7) Notte da favola, di Alessandro Randone
Parto dalla tua ultima risposta: ci sta che, essendo opera inventata, tu non sia interessato, anche giustamente, al dove e al quando, ma nel momento in cui fornisci al lettore un contesto italiano è normale che scatti la ricerca di un periodo storico e che, non trovandolo, il lettore stesso si ritrovi spiazzato. A inizio racconto ho pensato a un contesto cinese, ci sta anche il suggerimento di contesti africani, ma se vuoi rimanere decontestualizzato, allora dovresti ambientarlo in un fantasy facendo bene uscire dalla lettura che di fantasy si tratta e poi via a tutto ciò che vuoi. Del resto il fantasy non è solo Harry Potter e in questo periodo sto leggendo Erikson e ti assicuro che un contesto del genere sarebbe perfetto. Detto questo, passiamo al racconto e devo dire che mi è piaciuto e che ho trovato la tua conduzione molto buona. Il tema è presente e rilevo qualche problema giusto in apertura perché mi arrivava la voce di un adulto e non di un bambino. Da rivedere un poco anche la chiusa perché una volta recuperata la memoria e rientrato nella situazione, temo che la chiusa corretta sarebbe quella in cui viene raggiunto e ucciso. Tirando le somme, per me un pollice tendente verso l'alto, l'ennesimo di questo gruppo. Come piazzarti? Se più focalizzato del racconto di Lauro, ma il problema sul contesto influenza pesantemente la lettura e quindi finisci dietro a quello di Magno. L'invito e a revisionarlo perché c'è già tutto, va solo sistemato.

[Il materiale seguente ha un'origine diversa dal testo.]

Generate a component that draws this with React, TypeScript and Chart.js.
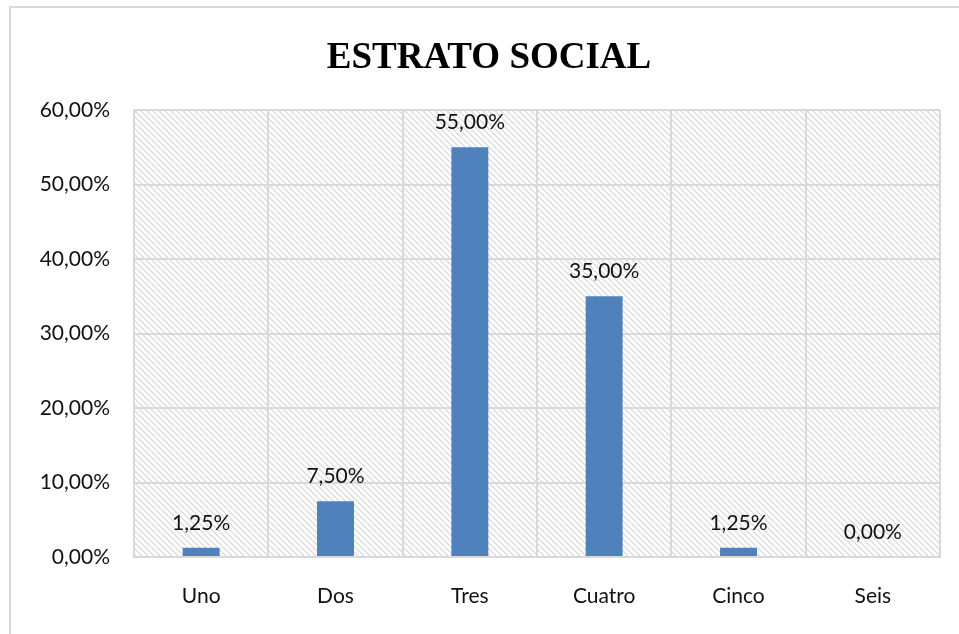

8) Fallo entrare, Winston, di Andrea Lauro
Un racconto che ti è rimasto in canna. Intendiamoci, lettura piacevole e valutazione da pollice tendente verso l'alto, ma senza brillare perché ci sono davvero troppi MA. Partiamo dal titolo con Winston centrale quando poi tale non si rivela, passiamo al dottore e a questo tuo voler nascondere il pubblico pagante, con lui che si accerta che sia davvero pagante andando così a riempire un calderone informe fatto di attenzione per il paziente, senso della sfida, voglia di emergere, cinismo e chi più ne ha più ne metta che davvero va a caratterizzare male il protagonista. Infine, questa chiusa con lui che esce da una porta che, praticamente, appare dal nulla. La mia impressione? Che tu ti sia adagiato su alcuni aspetti pensando che il lettore avrebbe riempito, ma così facendo hai esagerato nel buttare dentro roba e ne è uscito un testo poco focalizzato. Capita anche al Lauro ;)
9) Sabato sera, di Stefano Impellitteri
Un racconto che parte bene, ma che poi accelera in modo improvviso. La mia idea è che tu abbia avuto poco tempo e pertanto ti sia trovato con l'acqua alla gola perché fino a quando procedi regoalare il tutto è funzionale e piacevole. Da quando la ragazza si sveglia, invece, ti lanci in un messaggio NO DRUGS fin troppo diretto, per di più perdendo totalmente il personaggio di Silvia e il tutto è poco verosimile e convincente. Per me un pollice ni tendente verso il positivo.